═════ Data lines ═════
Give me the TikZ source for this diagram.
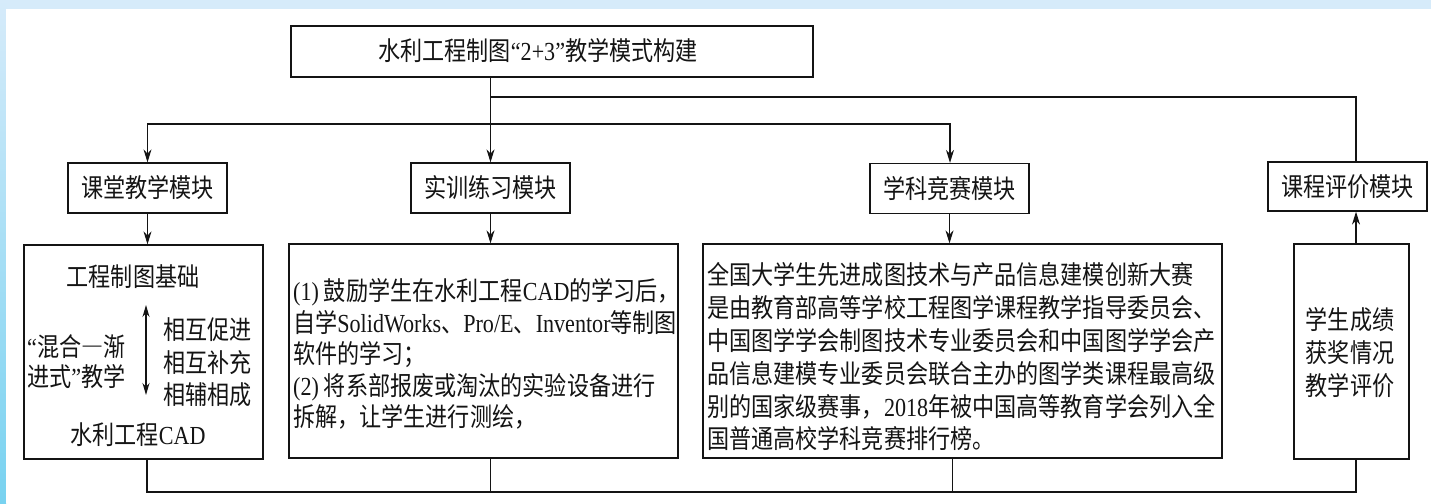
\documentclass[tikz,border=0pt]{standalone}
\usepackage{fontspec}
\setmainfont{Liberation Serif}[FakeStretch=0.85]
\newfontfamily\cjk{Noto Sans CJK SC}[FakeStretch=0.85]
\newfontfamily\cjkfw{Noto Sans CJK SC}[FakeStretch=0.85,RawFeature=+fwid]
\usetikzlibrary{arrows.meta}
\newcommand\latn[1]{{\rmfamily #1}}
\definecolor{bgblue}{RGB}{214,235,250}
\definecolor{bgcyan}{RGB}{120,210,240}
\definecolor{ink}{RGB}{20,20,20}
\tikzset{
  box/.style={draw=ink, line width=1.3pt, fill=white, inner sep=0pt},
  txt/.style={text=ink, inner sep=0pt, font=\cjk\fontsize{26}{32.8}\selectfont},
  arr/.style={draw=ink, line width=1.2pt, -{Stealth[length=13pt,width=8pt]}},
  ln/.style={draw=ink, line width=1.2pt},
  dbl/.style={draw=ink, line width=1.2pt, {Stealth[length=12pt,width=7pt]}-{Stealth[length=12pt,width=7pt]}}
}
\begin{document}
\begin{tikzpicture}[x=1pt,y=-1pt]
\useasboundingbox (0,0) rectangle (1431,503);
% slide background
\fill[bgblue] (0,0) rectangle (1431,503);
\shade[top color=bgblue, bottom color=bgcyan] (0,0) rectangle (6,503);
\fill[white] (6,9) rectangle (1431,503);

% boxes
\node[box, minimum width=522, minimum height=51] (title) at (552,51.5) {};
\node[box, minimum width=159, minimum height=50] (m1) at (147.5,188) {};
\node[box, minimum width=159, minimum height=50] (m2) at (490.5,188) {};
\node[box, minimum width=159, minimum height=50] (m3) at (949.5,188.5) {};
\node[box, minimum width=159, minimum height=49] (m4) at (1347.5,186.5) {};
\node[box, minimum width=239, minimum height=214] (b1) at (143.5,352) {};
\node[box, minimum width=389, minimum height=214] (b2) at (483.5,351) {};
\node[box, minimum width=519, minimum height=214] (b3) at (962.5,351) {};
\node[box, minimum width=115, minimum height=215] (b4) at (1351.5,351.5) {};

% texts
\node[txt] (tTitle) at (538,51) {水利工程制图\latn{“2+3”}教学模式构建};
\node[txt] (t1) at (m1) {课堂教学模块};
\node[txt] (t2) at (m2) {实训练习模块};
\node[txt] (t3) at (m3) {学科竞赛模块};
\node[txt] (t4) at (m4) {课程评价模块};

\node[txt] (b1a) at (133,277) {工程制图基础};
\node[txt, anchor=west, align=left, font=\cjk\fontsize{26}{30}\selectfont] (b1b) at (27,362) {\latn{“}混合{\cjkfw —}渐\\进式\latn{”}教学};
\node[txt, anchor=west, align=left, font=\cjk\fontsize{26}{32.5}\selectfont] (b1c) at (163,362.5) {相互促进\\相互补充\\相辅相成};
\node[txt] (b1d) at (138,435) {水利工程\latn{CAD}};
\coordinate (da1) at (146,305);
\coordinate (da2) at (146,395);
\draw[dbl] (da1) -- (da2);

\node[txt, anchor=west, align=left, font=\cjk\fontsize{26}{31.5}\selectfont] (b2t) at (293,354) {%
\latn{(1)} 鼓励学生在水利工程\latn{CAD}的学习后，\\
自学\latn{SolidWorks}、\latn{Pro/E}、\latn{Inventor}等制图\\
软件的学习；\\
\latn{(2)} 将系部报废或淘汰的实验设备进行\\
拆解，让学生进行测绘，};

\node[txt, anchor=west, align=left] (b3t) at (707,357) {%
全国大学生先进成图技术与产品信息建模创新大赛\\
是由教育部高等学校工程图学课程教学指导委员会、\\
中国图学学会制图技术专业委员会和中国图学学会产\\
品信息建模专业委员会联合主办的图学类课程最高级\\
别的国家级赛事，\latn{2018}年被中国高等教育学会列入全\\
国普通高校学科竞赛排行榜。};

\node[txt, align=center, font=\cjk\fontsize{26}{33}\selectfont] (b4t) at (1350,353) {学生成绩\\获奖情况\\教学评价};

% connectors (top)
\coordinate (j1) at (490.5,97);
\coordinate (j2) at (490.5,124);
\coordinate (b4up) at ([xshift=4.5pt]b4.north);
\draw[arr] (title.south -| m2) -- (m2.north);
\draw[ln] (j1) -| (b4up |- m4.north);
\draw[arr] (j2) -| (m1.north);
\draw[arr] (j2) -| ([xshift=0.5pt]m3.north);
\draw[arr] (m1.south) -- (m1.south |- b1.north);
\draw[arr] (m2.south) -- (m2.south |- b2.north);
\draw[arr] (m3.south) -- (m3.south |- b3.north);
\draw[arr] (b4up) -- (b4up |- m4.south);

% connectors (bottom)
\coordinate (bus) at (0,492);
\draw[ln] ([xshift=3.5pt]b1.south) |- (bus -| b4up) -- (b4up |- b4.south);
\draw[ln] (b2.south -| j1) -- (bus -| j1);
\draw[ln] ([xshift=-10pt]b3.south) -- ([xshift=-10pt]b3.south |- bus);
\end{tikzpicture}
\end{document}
═════
Exercise directions:
Transcribe the full listing above exactly as it stands, minus the pictures.

Output for this exercise:
Give me the TikZ source for this diagram.
\documentclass[tikz,border=0pt]{standalone}
\usepackage{fontspec}
\setmainfont{Liberation Serif}[FakeStretch=0.85]
\newfontfamily\cjk{Noto Sans CJK SC}[FakeStretch=0.85]
\newfontfamily\cjkfw{Noto Sans CJK SC}[FakeStretch=0.85,RawFeature=+fwid]
\usetikzlibrary{arrows.meta}
\newcommand\latn[1]{{\rmfamily #1}}
\definecolor{bgblue}{RGB}{214,235,250}
\definecolor{bgcyan}{RGB}{120,210,240}
\definecolor{ink}{RGB}{20,20,20}
\tikzset{
  box/.style={draw=ink, line width=1.3pt, fill=white, inner sep=0pt},
  txt/.style={text=ink, inner sep=0pt, font=\cjk\fontsize{26}{32.8}\selectfont},
  arr/.style={draw=ink, line width=1.2pt, -{Stealth[length=13pt,width=8pt]}},
  ln/.style={draw=ink, line width=1.2pt},
  dbl/.style={draw=ink, line width=1.2pt, {Stealth[length=12pt,width=7pt]}-{Stealth[length=12pt,width=7pt]}}
}
\begin{document}
\begin{tikzpicture}[x=1pt,y=-1pt]
\useasboundingbox (0,0) rectangle (1431,503);
% slide background
\fill[bgblue] (0,0) rectangle (1431,503);
\shade[top color=bgblue, bottom color=bgcyan] (0,0) rectangle (6,503);
\fill[white] (6,9) rectangle (1431,503);

% boxes
\node[box, minimum width=522, minimum height=51] (title) at (552,51.5) {};
\node[box, minimum width=159, minimum height=50] (m1) at (147.5,188) {};
\node[box, minimum width=159, minimum height=50] (m2) at (490.5,188) {};
\node[box, minimum width=159, minimum height=50] (m3) at (949.5,188.5) {};
\node[box, minimum width=159, minimum height=49] (m4) at (1347.5,186.5) {};
\node[box, minimum width=239, minimum height=214] (b1) at (143.5,352) {};
\node[box, minimum width=389, minimum height=214] (b2) at (483.5,351) {};
\node[box, minimum width=519, minimum height=214] (b3) at (962.5,351) {};
\node[box, minimum width=115, minimum height=215] (b4) at (1351.5,351.5) {};

% texts
\node[txt] (tTitle) at (538,51) {水利工程制图\latn{“2+3”}教学模式构建};
\node[txt] (t1) at (m1) {课堂教学模块};
\node[txt] (t2) at (m2) {实训练习模块};
\node[txt] (t3) at (m3) {学科竞赛模块};
\node[txt] (t4) at (m4) {课程评价模块};

\node[txt] (b1a) at (133,277) {工程制图基础};
\node[txt, anchor=west, align=left, font=\cjk\fontsize{26}{30}\selectfont] (b1b) at (27,362) {\latn{“}混合{\cjkfw —}渐\\进式\latn{”}教学};
\node[txt, anchor=west, align=left, font=\cjk\fontsize{26}{32.5}\selectfont] (b1c) at (163,362.5) {相互促进\\相互补充\\相辅相成};
\node[txt] (b1d) at (138,435) {水利工程\latn{CAD}};
\coordinate (da1) at (146,305);
\coordinate (da2) at (146,395);
\draw[dbl] (da1) -- (da2);

\node[txt, anchor=west, align=left, font=\cjk\fontsize{26}{31.5}\selectfont] (b2t) at (293,354) {%
\latn{(1)} 鼓励学生在水利工程\latn{CAD}的学习后，\\
自学\latn{SolidWorks}、\latn{Pro/E}、\latn{Inventor}等制图\\
软件的学习；\\
\latn{(2)} 将系部报废或淘汰的实验设备进行\\
拆解，让学生进行测绘，};

\node[txt, anchor=west, align=left] (b3t) at (707,357) {%
全国大学生先进成图技术与产品信息建模创新大赛\\
是由教育部高等学校工程图学课程教学指导委员会、\\
中国图学学会制图技术专业委员会和中国图学学会产\\
品信息建模专业委员会联合主办的图学类课程最高级\\
别的国家级赛事，\latn{2018}年被中国高等教育学会列入全\\
国普通高校学科竞赛排行榜。};

\node[txt, align=center, font=\cjk\fontsize{26}{33}\selectfont] (b4t) at (1350,353) {学生成绩\\获奖情况\\教学评价};

% connectors (top)
\coordinate (j1) at (490.5,97);
\coordinate (j2) at (490.5,124);
\coordinate (b4up) at ([xshift=4.5pt]b4.north);
\draw[arr] (title.south -| m2) -- (m2.north);
\draw[ln] (j1) -| (b4up |- m4.north);
\draw[arr] (j2) -| (m1.north);
\draw[arr] (j2) -| ([xshift=0.5pt]m3.north);
\draw[arr] (m1.south) -- (m1.south |- b1.north);
\draw[arr] (m2.south) -- (m2.south |- b2.north);
\draw[arr] (m3.south) -- (m3.south |- b3.north);
\draw[arr] (b4up) -- (b4up |- m4.south);

% connectors (bottom)
\coordinate (bus) at (0,492);
\draw[ln] ([xshift=3.5pt]b1.south) |- (bus -| b4up) -- (b4up |- b4.south);
\draw[ln] (b2.south -| j1) -- (bus -| j1);
\draw[ln] ([xshift=-10pt]b3.south) -- ([xshift=-10pt]b3.south |- bus);
\end{tikzpicture}
\end{document}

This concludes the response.